Selon Bruce Riedel, al-Qaïda a créé une nouvelle filiale du nom de Jabhat al-Nosra Li-Ahl al-Sham (« le Front pour la victoire du peuple de la Syrie ») en recrutant principalement des djihadistes jordaniens et irakiens. Cette nouvelle filiale est rapidement devenue la principale force militaire luttant contre le régime de Bachar al-Assad. Elle est responsable des attentats les plus audacieux au cœur de Damas, notamment de l’explosion de voitures piégées contre le siège des services de renseignement de l’armée de l’air, en mars 2012, et de l’attentat à la bombe en juillet 2012, tuant également l’un des beaux-frères du président Assad.

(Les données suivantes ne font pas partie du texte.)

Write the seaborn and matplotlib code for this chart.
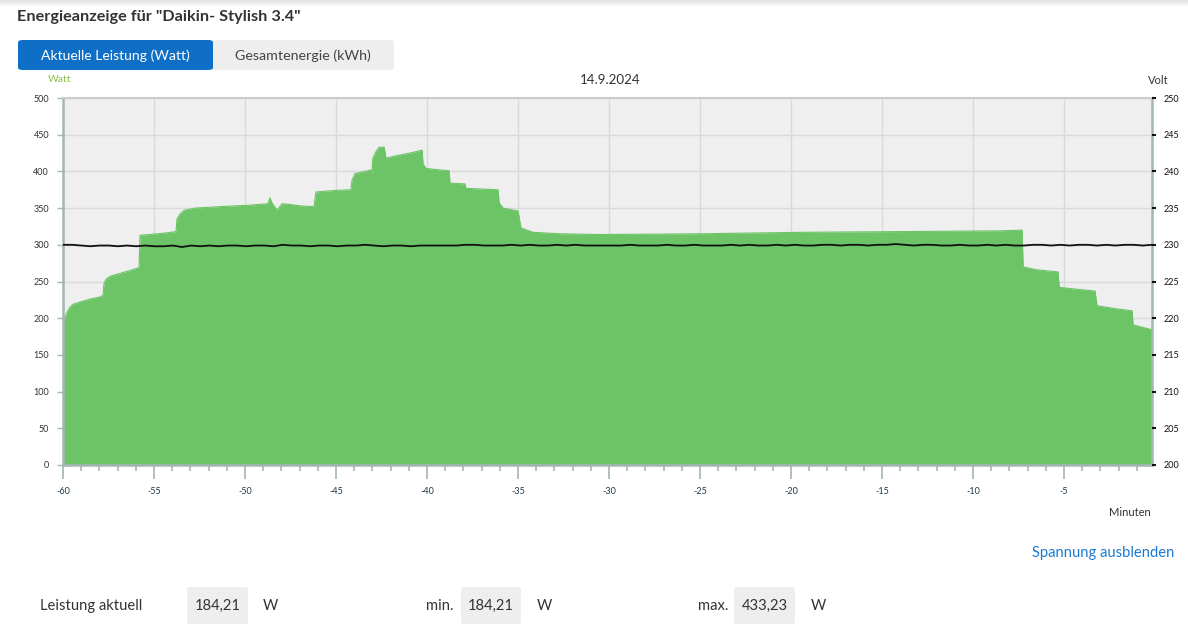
import numpy as np
import pandas as pd
import matplotlib
matplotlib.use("Agg")
import matplotlib.pyplot as plt
from matplotlib.patches import FancyBboxPatch, Rectangle
from matplotlib.ticker import MultipleLocator
import seaborn as sns

# ---------------- data ----------------
title = 'Energieanzeige für "Daikin- Stylish 3.4"'
tab_active = "Aktuelle Leistung (Watt)"
tab_inactive = "Gesamtenergie (kWh)"
date_label = "14.9.2024"

power_minutes = [-60.0, -59.78, -59.62, -59.45, -59.07, -58.52, -57.97, -57.80, -57.75, -57.64,
                 -57.42, -56.87, -56.32, -55.82, -55.77, -55.22, -54.40, -53.79, -53.74, -53.57,
                 -53.35, -52.75, -51.37, -49.73, -48.74, -48.63, -48.52, -48.24, -47.97, -47.53,
                 -46.98, -46.21, -46.10, -45.05, -44.18, -44.12, -43.96, -43.41, -43.08, -43.03,
                 -42.98, -42.80, -42.64, -42.36, -42.25, -41.76, -40.93, -40.27, -40.22, -40.05,
                 -39.29, -38.79, -38.74, -37.91, -37.86, -37.09, -36.10, -36.04, -35.82, -35.00,
                 -34.84, -34.51, -34.18, -32.69, -30.49, -25.0, -19.5, -14.01, -8.52, -7.31,
                 -7.25, -6.54, -5.33, -5.27, -4.12, -3.30, -3.19, -2.20, -1.26, -1.21, -0.17]
power_watts = [193, 208, 215, 219, 222, 226, 229, 231, 247, 253,
               257, 261, 265, 269, 313, 314, 316, 318, 335, 342,
               347, 350, 352, 354, 356, 364, 357, 347, 356, 355,
               353, 352, 372, 374, 375, 388, 397, 400, 402, 396,
               418, 427, 433, 433, 418, 421, 425, 429, 410, 404,
               402, 401, 384, 383, 377, 376, 375, 357, 350, 346,
               323, 320, 317, 315, 314, 315, 317, 318, 319, 320,
               270, 266, 263, 242, 239, 237, 217, 213, 210, 191, 184.21]

volts = [230.0, 230.0, 229.9, 229.8, 229.9, 229.9, 229.8, 229.9, 229.8, 229.9,
         229.8, 229.8, 229.9, 229.7, 229.9, 229.8, 229.9, 229.8, 229.9, 229.9,
         229.8, 229.9, 229.9, 229.8, 230.0, 229.9, 229.9, 229.8, 229.9, 229.9,
         229.8, 229.9, 229.9, 230.0, 229.9, 229.8, 229.9, 229.9, 229.8, 229.9,
         229.9, 229.9, 229.9, 229.9, 230.0, 230.0, 229.9, 229.9, 229.9, 230.0,
         229.9, 230.0, 229.9, 229.9, 230.0, 229.9, 230.0, 229.9, 229.9, 229.9,
         229.9, 229.9, 230.0, 229.9, 229.9, 229.9, 230.0, 229.9, 229.9, 230.0,
         229.9, 229.9, 229.9, 230.0, 229.9, 230.0, 229.9, 229.9, 230.0, 229.9,
         230.0, 229.9, 229.9, 230.0, 230.0, 229.9, 230.0, 230.0, 229.9, 230.0,
         230.0, 230.1, 230.0, 229.9, 230.0, 230.0, 229.9, 229.9, 230.0, 229.9,
         229.9, 230.0, 229.9, 230.0, 229.9, 229.9, 230.0, 230.0, 229.9, 230.0,
         229.9, 230.0, 230.0, 229.9, 230.0, 229.9, 230.0, 230.0, 229.9, 230.0]
volt_minutes = list(np.linspace(-60.0, -0.17, len(volts)))

x_ticks = [-60, -55, -50, -45, -40, -35, -30, -25, -20, -15, -10, -5]
watt_ticks = [0, 50, 100, 150, 200, 250, 300, 350, 400, 450, 500]
volt_ticks = [200, 205, 210, 215, 220, 225, 230, 235, 240, 245, 250]

stat_current = "184,21"
stat_min = "184,21"
stat_max = "433,23"

# ---------------- style ----------------
sns.set_theme(style="white")
plt.rcParams['font.family'] = ['Lato', 'DejaVu Sans']

GREEN = "#6cc466"
AXIS_C = "#a3b5b8"

W, H = 1188, 625
fig = plt.figure(figsize=(W / 100, H / 100), dpi=100)
fig.patch.set_facecolor("white")

def fx(px):
    return px / W

def fy(py):
    return 1 - py / H

ax = fig.add_axes([fx(63), fy(465), fx(1152) - fx(63), fy(98) - fy(465)])
ax.set_facecolor("#efefef")

df_p = pd.DataFrame({"Minuten": power_minutes, "Watt": power_watts})
ax.fill_between(df_p["Minuten"], 0, df_p["Watt"], color=GREEN, linewidth=0, zorder=2)
sns.lineplot(data=df_p, x="Minuten", y="Watt", ax=ax, color=GREEN, linewidth=0.8, zorder=2)

ax.set_xlim(-60, -0.17)
ax.set_ylim(0, 500)
ax.set_xticks(x_ticks)
ax.xaxis.set_minor_locator(MultipleLocator(1))
ax.set_yticks(watt_ticks)
ax.grid(True, which="major", color="#d9d9d9", linewidth=1, zorder=0)
ax.set_axisbelow(True)
ax.set_xlabel("")
ax.set_ylabel("")

ax.tick_params(axis="x", which="major", bottom=True, length=10, width=1.2, color=AXIS_C,
               labelsize=6.5, labelcolor="#1e3a4a", pad=6, direction="out")
ax.tick_params(axis="x", which="minor", bottom=True, length=4, width=1.2, color=AXIS_C,
               direction="out")
ax.tick_params(axis="y", which="major", left=True, length=4, width=1, color=AXIS_C,
               labelsize=6.5, labelcolor="#333333", pad=6, direction="out")
ax.set_xticklabels([str(t) for t in x_ticks])

for s in ["left", "bottom"]:
    ax.spines[s].set_color(AXIS_C)
    ax.spines[s].set_linewidth(1.8)
ax.spines["top"].set_color("#cccccc")
ax.spines["top"].set_linewidth(1.5)
ax.spines["right"].set_color(AXIS_C)
ax.spines["right"].set_linewidth(1.8)

ax2 = ax.twinx()
df_v = pd.DataFrame({"Minuten": volt_minutes, "Volt": volts})
sns.lineplot(data=df_v, x="Minuten", y="Volt", ax=ax2, color="#111111",
             linewidth=1.3, zorder=5)
ax2.set_ylim(200, 250)
ax2.set_xlim(-60, -0.17)
ax2.set_yticks(volt_ticks)
ax2.set_ylabel("")
ax2.set_xlabel("")
ax2.tick_params(axis="y", right=True, length=3, width=1.5, color="#111111",
                labelsize=6.5, labelcolor="#111111", pad=5, direction="out")
for s in ax2.spines.values():
    s.set_visible(False)
ax2.grid(False)

# ---------------- page texts ----------------
for i in range(6):
    fig.patches.append(Rectangle((0, fy(i + 1)), 1, fy(i) - fy(i + 1), transform=fig.transFigure,
                                 color=(0.80, 0.80, 0.80, 0.55 - i * 0.09), linewidth=0))

fig.text(fx(17), fy(17), title, fontsize=11.7, fontweight="bold", color="#333333",
         ha="left", va="center")

fig.patches.append(FancyBboxPatch((fx(18), fy(70)), fx(394) - fx(18), fy(40) - fy(70),
                                  boxstyle="round,pad=0,rounding_size=0.004",
                                  transform=fig.transFigure, facecolor="#eeeeee",
                                  edgecolor="none"))
fig.patches.append(FancyBboxPatch((fx(18), fy(70)), fx(213) - fx(18), fy(40) - fy(70),
                                  boxstyle="round,pad=0,rounding_size=0.004",
                                  transform=fig.transFigure, facecolor="#0f6fc6",
                                  edgecolor="none"))
fig.text(fx(115), fy(56), tab_active, fontsize=10.1, color="white", ha="center", va="center")
fig.text(fx(303), fy(56), tab_inactive, fontsize=10.3, color="#444444", ha="center", va="center")

fig.text(fx(60), fy(80), "Watt", fontsize=7.5, color="#8cbf4a", ha="center", va="center")
fig.text(fx(610), fy(80), date_label, fontsize=9.6, color="#333333", ha="center", va="center")
fig.text(fx(1158), fy(80), "Volt", fontsize=8, color="#333333", ha="center", va="center")
fig.text(fx(1130), fy(513), "Minuten", fontsize=8, color="#333333", ha="center", va="center")
fig.text(fx(1174), fy(553), "Spannung ausblenden", fontsize=10.6, color="#1a7ad0",
         ha="right", va="center")

for (x0, x1) in [(187, 248), (461, 521), (734, 795)]:
    fig.patches.append(FancyBboxPatch((fx(x0), fy(624)), fx(x1) - fx(x0), fy(587) - fy(624),
                                      boxstyle="round,pad=0,rounding_size=0.003",
                                      transform=fig.transFigure, facecolor="#eeeeee",
                                      edgecolor="none"))
FS = 10.6
fig.text(fx(40), fy(606), "Leistung aktuell", fontsize=FS, color="#333333", ha="left", va="center")
fig.text(fx(218), fy(606), stat_current, fontsize=FS, color="#333333", ha="center", va="center")
fig.text(fx(270), fy(606), "W", fontsize=FS, color="#333333", ha="center", va="center")
fig.text(fx(440), fy(606), "min.", fontsize=FS, color="#333333", ha="center", va="center")
fig.text(fx(491), fy(606), stat_min, fontsize=FS, color="#333333", ha="center", va="center")
fig.text(fx(544), fy(606), "W", fontsize=FS, color="#333333", ha="center", va="center")
fig.text(fx(713), fy(606), "max.", fontsize=FS, color="#333333", ha="center", va="center")
fig.text(fx(765), fy(606), stat_max, fontsize=FS, color="#333333", ha="center", va="center")
fig.text(fx(818), fy(606), "W", fontsize=FS, color="#333333", ha="center", va="center")

fig.savefig("out.png", dpi=100)
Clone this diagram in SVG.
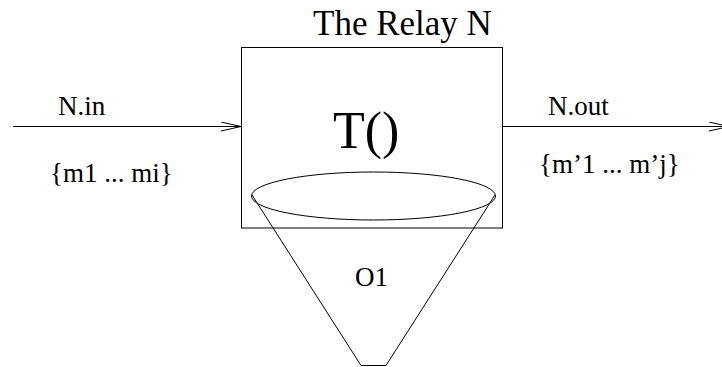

Tandis que l’Occident hésite toujours à fournir des armes aux éléments les plus modérés de l’opposition syrienne, cette filiale syrienne obtient d’al-Qaïda des armes, un financement généreux et des effectifs.
Le réveil d’al-Qaïda en Irak stimule également les opérations dans le Maghreb islamique, en Algérie, au Mali et en Libye, sans parler du Pakistan où cette semaine de nombreux talibans dangereux se sont enfuis à la suite d’un assaut contre l’une des prisons du pays.
Dans ce contexte, et à la lumière de renseignements “crédibles” sur de nouvelles menaces d’al-Qaïda, il n’est donc pas étonnant que les Etats-Unis aient décidé de fermer leurs missions diplomatiques à travers tout le Moyen Orient.
En ce qui nous concerne directement, il est clair que le réveil des organisations djihadistes en Syrie demeure un défi sécuritaire pour Israël. Lors d’un récent exposé au JCPA-CAPE, le général Nitsan Alon avait révélé que le Front al-Nosra avait tenté de s’infiltrer en Jordanie et que le but de Tsahal était d’éviter à tout prix qu’il ne s’infiltre en Cisjordanie. L’idée selon laquelle une branche d’al-Qaïda en Syrie ou en Irak pourrait devenir une menace directe pour Israël n’est pas nouvelle. La menace figure clairement dans un document officiel de ce groupe intitulé « La stratégie de la guerre régionale sur le sol du Levant ». Le document décrit les actions planifiées par le Front al-Nosra et souligne dans le texte que « la Syrie est la clé de tout changement fondamental au Levant, notamment en Palestine occupée ».
Israël a sans doute la capacité de relever les défis et de surmonter les menaces mais il devrait se doter de moyens militaires efficaces dans le cadre d’un débat difficile sur le budget national et des exigences territoriales dans tout accord de paix éventuel avec les Palestiniens.
En conclusion, le retour d’al-Qaïda dans notre région est un nouveau rappel alarmant que nous devrions prendre sérieusement en considération.